According to the records, Asia Pacific had the highest killing tally with 32, followed by the Americas with 27 killings, and the Middle East and the Arab World recording 20 cases
The year 2018 has seen some amazing works of journalism; from how Facebook sold data to how journalists in Kashmir went about their work despite facing threats.
But it also was a time of savage attacks on journalists.
As many as 94 journalists and media staff were killed in work-related incidents around the world last year, according to the International Federation of Journalists.
The new death toll marks a slight increase, up from 82 killings recorded the previous year and represents a reversal of the downward trend from the last three years.
In its 29th list released on the last day of 2018, the IFJ — which represents more than 600,000 journalists in 146 countries — said that last year’s roll call of loss of lives to violence included 84 journalists, cameramen, fixers and technicians who died in targeted killings, bomb attacks and cross-fire incidents. It added that 10 other media staff members who worked as drivers, protection officers and a sales assistant also lost their lives.

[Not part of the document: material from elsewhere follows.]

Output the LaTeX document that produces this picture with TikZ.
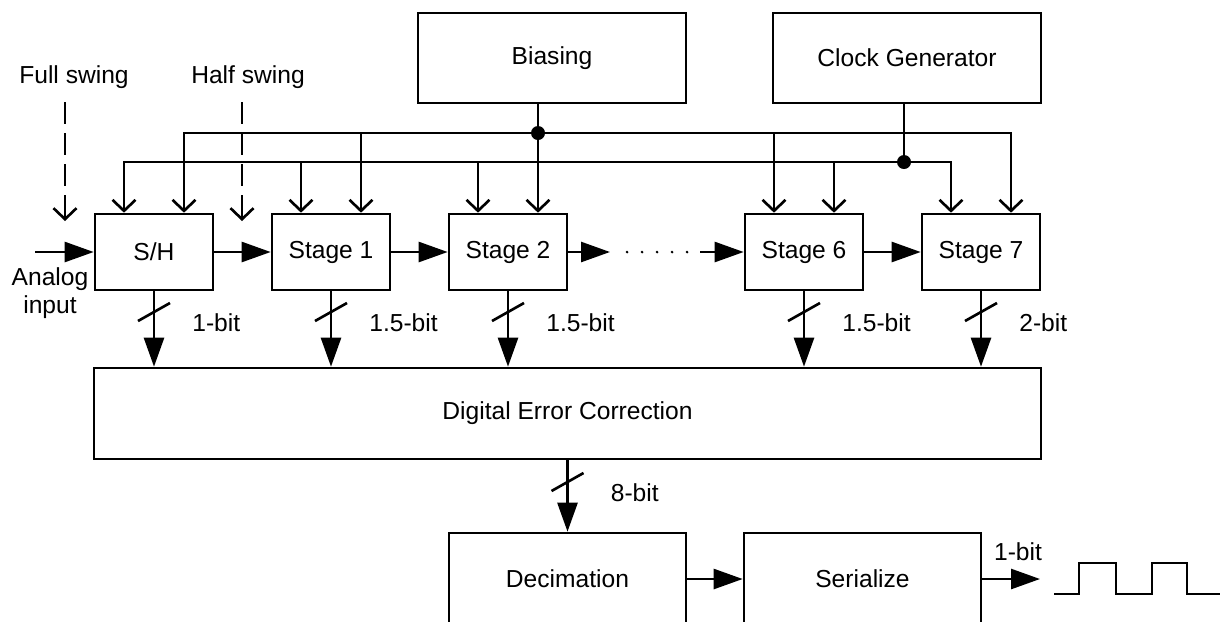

According to IFJ’s list for 2018, armed conflict and militant extremism accounted for most journalists’ killings in countries like Afghanistan, Syria and Yemen, while there was a steep drop in violence against journalists in Iraq since armed groups lost ground in the country.
According to the records for 2018, the Asia Pacific had the highest killing tally with 32, followed by the Americas with 27 killings, and the Middle East and the Arab World recording 20 cases. Africa comes fourth with 11 killings before Europe with four.